─── SOURCE RECORDS

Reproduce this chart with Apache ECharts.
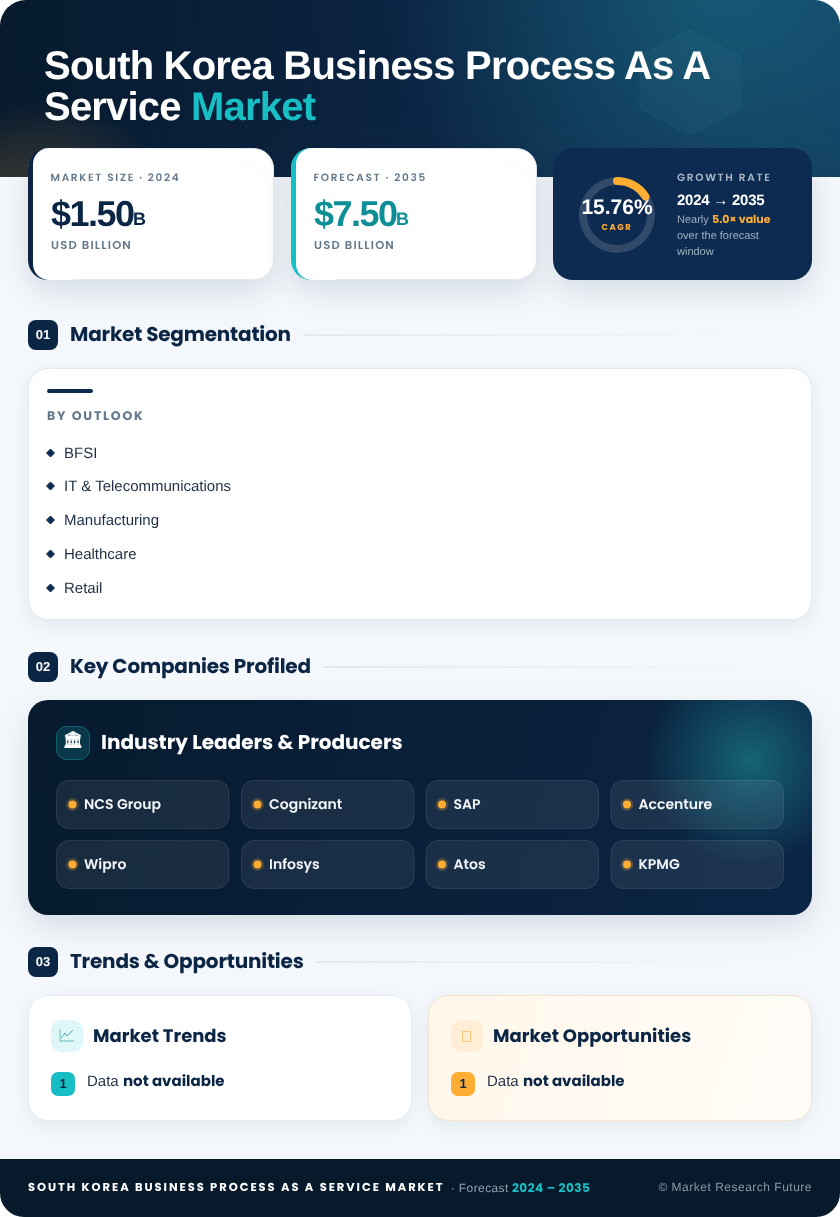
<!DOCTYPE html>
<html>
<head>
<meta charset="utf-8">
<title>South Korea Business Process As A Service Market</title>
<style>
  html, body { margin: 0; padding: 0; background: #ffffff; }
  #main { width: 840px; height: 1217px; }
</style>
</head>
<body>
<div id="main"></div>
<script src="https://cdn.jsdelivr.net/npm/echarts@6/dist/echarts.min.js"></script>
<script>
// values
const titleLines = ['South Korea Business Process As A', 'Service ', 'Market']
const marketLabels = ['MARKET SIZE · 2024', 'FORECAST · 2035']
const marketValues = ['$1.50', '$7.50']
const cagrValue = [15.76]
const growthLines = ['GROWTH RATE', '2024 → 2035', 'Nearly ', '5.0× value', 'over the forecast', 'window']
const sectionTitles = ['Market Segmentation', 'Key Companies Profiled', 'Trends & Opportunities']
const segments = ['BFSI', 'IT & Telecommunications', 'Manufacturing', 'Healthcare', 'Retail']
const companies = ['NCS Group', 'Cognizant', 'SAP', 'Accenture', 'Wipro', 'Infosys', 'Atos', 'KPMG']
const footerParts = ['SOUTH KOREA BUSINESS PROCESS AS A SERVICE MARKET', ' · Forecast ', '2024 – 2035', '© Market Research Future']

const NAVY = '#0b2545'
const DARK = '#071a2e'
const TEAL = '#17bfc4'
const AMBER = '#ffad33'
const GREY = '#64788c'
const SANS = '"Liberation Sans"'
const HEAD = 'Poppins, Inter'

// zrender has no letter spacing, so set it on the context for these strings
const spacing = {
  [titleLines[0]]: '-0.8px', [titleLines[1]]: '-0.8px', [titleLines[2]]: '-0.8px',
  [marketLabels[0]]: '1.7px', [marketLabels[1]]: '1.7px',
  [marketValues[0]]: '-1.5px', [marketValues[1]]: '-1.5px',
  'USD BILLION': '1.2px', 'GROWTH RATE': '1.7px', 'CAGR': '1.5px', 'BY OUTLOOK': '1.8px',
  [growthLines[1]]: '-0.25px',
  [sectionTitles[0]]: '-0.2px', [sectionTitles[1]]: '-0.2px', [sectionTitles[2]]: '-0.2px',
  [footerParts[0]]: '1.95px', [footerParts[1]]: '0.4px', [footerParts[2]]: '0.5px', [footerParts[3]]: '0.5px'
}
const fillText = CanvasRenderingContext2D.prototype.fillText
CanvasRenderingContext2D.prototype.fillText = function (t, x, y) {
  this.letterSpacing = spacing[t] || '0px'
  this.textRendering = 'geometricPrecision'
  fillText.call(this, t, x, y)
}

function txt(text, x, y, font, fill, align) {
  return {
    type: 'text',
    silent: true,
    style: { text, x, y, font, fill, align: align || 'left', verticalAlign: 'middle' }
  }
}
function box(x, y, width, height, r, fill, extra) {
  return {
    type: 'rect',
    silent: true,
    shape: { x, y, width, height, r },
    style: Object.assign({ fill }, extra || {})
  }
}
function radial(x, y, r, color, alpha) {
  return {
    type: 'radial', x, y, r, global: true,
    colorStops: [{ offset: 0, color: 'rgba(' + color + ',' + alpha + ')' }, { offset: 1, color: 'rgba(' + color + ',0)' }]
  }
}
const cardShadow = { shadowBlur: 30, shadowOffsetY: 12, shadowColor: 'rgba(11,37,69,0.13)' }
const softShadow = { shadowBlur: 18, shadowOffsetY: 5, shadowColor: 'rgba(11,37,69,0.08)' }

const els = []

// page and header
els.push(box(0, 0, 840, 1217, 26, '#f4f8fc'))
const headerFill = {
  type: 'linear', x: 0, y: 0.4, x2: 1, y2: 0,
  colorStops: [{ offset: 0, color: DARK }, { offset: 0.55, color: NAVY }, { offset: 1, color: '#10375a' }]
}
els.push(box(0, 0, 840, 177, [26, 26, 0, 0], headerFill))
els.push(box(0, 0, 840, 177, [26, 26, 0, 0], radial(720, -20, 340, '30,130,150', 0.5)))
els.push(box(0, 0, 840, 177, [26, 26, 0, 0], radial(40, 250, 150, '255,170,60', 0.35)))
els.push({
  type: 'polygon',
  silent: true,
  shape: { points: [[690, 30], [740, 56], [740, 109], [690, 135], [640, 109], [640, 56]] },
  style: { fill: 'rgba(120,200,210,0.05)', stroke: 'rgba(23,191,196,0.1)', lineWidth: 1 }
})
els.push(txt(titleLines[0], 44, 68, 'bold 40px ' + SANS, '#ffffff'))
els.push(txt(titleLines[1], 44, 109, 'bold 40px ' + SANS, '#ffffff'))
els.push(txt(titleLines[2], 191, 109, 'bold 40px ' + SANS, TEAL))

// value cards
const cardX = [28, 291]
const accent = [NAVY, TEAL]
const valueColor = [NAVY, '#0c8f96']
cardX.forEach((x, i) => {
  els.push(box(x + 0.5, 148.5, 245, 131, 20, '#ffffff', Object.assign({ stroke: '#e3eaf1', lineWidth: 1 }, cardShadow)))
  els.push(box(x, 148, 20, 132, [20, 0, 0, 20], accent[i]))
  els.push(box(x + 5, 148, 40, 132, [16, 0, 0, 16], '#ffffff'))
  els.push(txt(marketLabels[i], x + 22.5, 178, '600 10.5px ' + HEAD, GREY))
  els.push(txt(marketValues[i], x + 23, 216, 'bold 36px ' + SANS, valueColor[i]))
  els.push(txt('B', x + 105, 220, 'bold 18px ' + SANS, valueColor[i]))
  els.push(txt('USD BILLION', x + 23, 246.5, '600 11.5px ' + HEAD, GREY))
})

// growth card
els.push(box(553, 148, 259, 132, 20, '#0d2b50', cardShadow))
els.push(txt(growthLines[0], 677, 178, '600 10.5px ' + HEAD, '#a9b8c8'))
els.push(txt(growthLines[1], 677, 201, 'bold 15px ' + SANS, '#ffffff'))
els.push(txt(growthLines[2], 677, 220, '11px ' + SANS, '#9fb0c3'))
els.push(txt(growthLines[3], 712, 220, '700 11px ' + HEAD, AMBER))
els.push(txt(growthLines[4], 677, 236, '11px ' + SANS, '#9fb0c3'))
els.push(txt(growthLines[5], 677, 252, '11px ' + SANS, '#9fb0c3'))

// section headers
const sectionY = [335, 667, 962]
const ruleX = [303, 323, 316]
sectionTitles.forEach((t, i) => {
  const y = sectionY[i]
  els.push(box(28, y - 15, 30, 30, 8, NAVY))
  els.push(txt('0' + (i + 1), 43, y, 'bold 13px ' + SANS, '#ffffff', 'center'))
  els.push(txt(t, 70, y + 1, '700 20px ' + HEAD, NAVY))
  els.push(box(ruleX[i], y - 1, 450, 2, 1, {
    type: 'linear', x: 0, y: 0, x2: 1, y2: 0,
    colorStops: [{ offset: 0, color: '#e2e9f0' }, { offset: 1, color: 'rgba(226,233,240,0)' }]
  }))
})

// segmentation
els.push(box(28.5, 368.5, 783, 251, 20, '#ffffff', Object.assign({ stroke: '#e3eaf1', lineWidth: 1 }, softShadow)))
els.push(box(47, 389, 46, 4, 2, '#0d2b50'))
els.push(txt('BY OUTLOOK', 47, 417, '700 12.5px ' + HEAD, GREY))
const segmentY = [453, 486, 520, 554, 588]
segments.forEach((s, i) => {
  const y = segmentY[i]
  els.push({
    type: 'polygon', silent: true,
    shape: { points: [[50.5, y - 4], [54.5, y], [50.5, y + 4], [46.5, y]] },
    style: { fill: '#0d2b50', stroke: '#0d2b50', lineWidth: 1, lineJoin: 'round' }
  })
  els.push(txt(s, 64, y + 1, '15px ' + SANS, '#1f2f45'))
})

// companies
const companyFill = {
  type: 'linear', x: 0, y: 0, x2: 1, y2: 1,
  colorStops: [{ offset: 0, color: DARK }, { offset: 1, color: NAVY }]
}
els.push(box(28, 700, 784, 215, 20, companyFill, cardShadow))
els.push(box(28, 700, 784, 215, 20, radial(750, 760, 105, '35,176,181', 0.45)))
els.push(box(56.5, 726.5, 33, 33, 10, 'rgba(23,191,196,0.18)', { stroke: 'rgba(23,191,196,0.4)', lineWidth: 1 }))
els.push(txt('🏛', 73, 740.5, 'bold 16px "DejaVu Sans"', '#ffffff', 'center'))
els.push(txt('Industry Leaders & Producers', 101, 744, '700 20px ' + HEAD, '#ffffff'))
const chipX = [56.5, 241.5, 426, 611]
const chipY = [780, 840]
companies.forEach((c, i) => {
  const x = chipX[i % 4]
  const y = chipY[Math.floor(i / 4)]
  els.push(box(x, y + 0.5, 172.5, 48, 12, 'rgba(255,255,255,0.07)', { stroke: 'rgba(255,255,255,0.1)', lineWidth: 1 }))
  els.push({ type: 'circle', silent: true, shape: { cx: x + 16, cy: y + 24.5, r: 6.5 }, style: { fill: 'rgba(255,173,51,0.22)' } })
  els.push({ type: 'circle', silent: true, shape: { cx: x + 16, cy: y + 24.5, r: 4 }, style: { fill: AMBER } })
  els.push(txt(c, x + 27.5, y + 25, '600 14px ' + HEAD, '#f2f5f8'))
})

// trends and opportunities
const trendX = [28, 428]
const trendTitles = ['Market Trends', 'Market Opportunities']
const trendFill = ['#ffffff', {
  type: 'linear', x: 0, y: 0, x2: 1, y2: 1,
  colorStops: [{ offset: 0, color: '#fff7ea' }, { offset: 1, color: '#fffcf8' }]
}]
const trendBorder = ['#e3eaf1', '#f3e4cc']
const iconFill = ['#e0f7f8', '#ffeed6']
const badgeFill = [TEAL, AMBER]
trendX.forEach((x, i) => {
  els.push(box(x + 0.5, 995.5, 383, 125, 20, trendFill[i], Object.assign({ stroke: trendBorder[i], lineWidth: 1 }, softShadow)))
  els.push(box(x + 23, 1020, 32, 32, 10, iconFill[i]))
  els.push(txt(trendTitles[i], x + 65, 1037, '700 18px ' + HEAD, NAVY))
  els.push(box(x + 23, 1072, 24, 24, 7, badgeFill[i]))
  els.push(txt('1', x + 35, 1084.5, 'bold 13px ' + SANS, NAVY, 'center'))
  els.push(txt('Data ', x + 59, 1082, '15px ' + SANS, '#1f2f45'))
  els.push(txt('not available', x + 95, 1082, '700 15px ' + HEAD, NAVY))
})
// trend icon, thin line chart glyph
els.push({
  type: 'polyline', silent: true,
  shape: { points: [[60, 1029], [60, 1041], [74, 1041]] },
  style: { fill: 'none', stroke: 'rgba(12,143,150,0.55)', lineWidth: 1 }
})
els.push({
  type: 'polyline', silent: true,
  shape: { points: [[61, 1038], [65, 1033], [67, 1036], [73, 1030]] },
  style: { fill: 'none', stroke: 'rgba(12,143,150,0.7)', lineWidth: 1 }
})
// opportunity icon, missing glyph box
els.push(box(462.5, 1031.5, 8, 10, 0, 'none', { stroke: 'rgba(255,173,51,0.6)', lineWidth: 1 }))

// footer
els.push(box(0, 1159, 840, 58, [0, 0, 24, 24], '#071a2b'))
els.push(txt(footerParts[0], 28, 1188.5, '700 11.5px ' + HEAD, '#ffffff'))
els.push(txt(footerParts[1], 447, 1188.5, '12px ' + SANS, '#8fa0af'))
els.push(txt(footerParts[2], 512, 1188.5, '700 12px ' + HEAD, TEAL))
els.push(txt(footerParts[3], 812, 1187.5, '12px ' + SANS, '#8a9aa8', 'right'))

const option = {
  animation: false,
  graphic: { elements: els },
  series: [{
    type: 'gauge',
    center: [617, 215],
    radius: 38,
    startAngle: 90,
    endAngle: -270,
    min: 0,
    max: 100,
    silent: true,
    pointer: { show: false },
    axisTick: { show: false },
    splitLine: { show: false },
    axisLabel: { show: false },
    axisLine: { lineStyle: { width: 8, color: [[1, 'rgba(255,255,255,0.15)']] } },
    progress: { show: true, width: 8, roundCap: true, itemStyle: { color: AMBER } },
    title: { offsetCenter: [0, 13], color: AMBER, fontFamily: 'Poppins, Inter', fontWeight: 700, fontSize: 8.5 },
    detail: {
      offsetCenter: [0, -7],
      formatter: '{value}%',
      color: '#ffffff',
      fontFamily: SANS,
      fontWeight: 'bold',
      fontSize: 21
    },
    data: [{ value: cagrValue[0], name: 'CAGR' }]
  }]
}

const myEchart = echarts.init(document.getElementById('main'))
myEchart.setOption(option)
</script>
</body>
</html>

──────
─── SOURCE RECORDS

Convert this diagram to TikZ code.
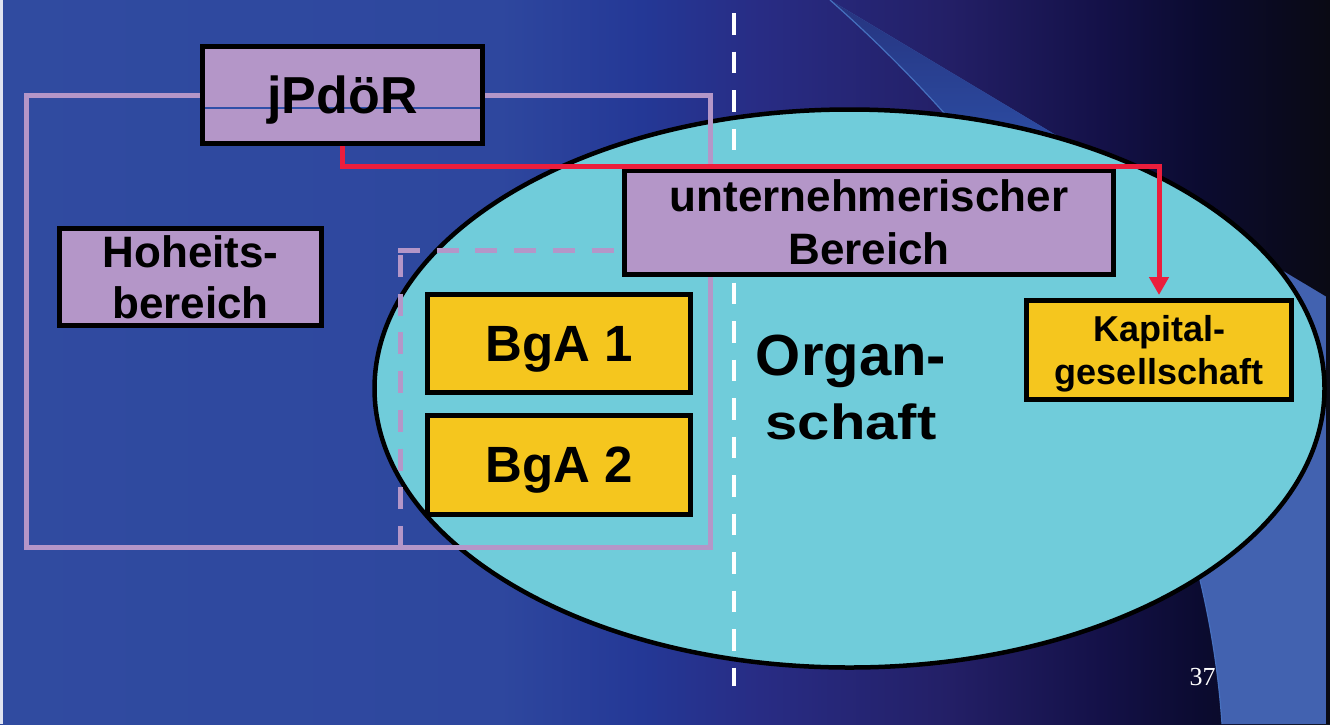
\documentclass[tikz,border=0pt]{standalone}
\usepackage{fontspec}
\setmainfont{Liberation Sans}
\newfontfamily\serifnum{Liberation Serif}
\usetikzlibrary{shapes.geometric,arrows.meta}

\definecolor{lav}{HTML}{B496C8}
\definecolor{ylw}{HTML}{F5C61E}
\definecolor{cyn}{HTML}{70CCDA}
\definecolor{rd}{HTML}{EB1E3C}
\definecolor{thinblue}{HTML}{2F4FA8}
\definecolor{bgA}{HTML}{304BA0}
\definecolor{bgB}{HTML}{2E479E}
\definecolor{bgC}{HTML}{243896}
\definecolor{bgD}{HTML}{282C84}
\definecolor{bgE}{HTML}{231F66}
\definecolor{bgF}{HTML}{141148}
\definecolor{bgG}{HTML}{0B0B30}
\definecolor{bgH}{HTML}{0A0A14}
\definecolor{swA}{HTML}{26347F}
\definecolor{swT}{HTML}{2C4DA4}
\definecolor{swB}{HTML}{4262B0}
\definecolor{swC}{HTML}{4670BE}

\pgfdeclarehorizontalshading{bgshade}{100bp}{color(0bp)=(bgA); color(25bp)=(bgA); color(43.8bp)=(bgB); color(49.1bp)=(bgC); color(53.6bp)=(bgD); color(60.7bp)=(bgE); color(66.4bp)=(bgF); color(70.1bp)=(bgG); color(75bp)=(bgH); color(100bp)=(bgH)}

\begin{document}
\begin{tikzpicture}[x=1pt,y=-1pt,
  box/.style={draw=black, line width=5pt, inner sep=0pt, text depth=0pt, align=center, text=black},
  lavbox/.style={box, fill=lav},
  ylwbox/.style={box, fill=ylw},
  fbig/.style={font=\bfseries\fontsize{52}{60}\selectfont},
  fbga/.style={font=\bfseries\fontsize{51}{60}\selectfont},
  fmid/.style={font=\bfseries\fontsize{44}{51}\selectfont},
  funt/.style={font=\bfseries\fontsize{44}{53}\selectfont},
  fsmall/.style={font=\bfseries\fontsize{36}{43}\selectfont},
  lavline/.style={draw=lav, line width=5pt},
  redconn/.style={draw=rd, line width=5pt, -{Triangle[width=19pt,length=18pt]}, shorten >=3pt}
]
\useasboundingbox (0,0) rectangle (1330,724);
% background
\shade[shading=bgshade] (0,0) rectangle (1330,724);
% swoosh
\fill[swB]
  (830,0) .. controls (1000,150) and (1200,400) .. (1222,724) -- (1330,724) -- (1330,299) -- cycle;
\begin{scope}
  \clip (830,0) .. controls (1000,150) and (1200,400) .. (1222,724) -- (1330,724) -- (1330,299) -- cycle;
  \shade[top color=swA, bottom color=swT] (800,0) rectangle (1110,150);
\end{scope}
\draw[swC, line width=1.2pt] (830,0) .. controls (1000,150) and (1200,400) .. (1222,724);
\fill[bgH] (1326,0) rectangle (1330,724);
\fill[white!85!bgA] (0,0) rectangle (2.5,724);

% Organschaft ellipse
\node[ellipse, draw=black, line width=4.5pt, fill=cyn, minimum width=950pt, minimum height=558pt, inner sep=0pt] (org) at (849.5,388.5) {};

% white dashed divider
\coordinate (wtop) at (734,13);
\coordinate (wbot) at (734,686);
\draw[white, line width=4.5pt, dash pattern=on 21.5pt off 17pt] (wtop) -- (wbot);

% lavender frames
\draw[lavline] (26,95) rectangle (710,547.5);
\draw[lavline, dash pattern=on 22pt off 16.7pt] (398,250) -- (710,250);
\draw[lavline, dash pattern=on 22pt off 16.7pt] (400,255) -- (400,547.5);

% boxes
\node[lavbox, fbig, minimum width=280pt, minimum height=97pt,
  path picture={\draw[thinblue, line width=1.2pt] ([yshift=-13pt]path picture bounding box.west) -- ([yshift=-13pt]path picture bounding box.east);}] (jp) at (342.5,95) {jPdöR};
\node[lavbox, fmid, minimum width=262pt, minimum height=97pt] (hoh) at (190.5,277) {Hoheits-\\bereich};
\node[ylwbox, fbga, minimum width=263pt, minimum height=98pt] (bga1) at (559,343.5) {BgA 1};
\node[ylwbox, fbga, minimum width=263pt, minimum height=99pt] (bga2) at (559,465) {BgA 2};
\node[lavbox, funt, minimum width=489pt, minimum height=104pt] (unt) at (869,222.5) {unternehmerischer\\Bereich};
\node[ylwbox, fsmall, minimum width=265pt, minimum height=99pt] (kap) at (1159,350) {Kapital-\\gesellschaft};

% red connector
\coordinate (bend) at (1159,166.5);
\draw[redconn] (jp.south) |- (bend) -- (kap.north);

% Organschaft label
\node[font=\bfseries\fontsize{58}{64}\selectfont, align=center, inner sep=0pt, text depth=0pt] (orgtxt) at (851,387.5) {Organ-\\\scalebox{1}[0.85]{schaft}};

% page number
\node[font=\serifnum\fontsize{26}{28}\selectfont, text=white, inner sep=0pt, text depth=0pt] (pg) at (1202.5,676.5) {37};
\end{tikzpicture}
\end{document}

──────
─── SOURCE RECORDS

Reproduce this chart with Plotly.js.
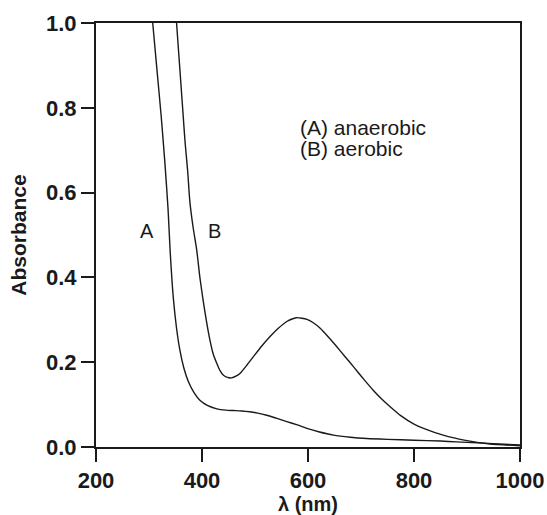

──────

### WHAT THE TASK ASKS
Above are some records; extract exactly the lines from the one containing "Reproduce this chart with Apache ECharts." through the one containing "const HEAD = 'Poppins, Inter'" and drop the pictures.

### COMPLETED EXERCISE
Reproduce this chart with Apache ECharts.
<!DOCTYPE html>
<html>
<head>
<meta charset="utf-8">
<title>South Korea Business Process As A Service Market</title>
<style>
  html, body { margin: 0; padding: 0; background: #ffffff; }
  #main { width: 840px; height: 1217px; }
</style>
</head>
<body>
<div id="main"></div>
<script src="https://cdn.jsdelivr.net/npm/echarts@6/dist/echarts.min.js"></script>
<script>
// values
const titleLines = ['South Korea Business Process As A', 'Service ', 'Market']
const marketLabels = ['MARKET SIZE · 2024', 'FORECAST · 2035']
const marketValues = ['$1.50', '$7.50']
const cagrValue = [15.76]
const growthLines = ['GROWTH RATE', '2024 → 2035', 'Nearly ', '5.0× value', 'over the forecast', 'window']
const sectionTitles = ['Market Segmentation', 'Key Companies Profiled', 'Trends & Opportunities']
const segments = ['BFSI', 'IT & Telecommunications', 'Manufacturing', 'Healthcare', 'Retail']
const companies = ['NCS Group', 'Cognizant', 'SAP', 'Accenture', 'Wipro', 'Infosys', 'Atos', 'KPMG']
const footerParts = ['SOUTH KOREA BUSINESS PROCESS AS A SERVICE MARKET', ' · Forecast ', '2024 – 2035', '© Market Research Future']

const NAVY = '#0b2545'
const DARK = '#071a2e'
const TEAL = '#17bfc4'
const AMBER = '#ffad33'
const GREY = '#64788c'
const SANS = '"Liberation Sans"'
const HEAD = 'Poppins, Inter'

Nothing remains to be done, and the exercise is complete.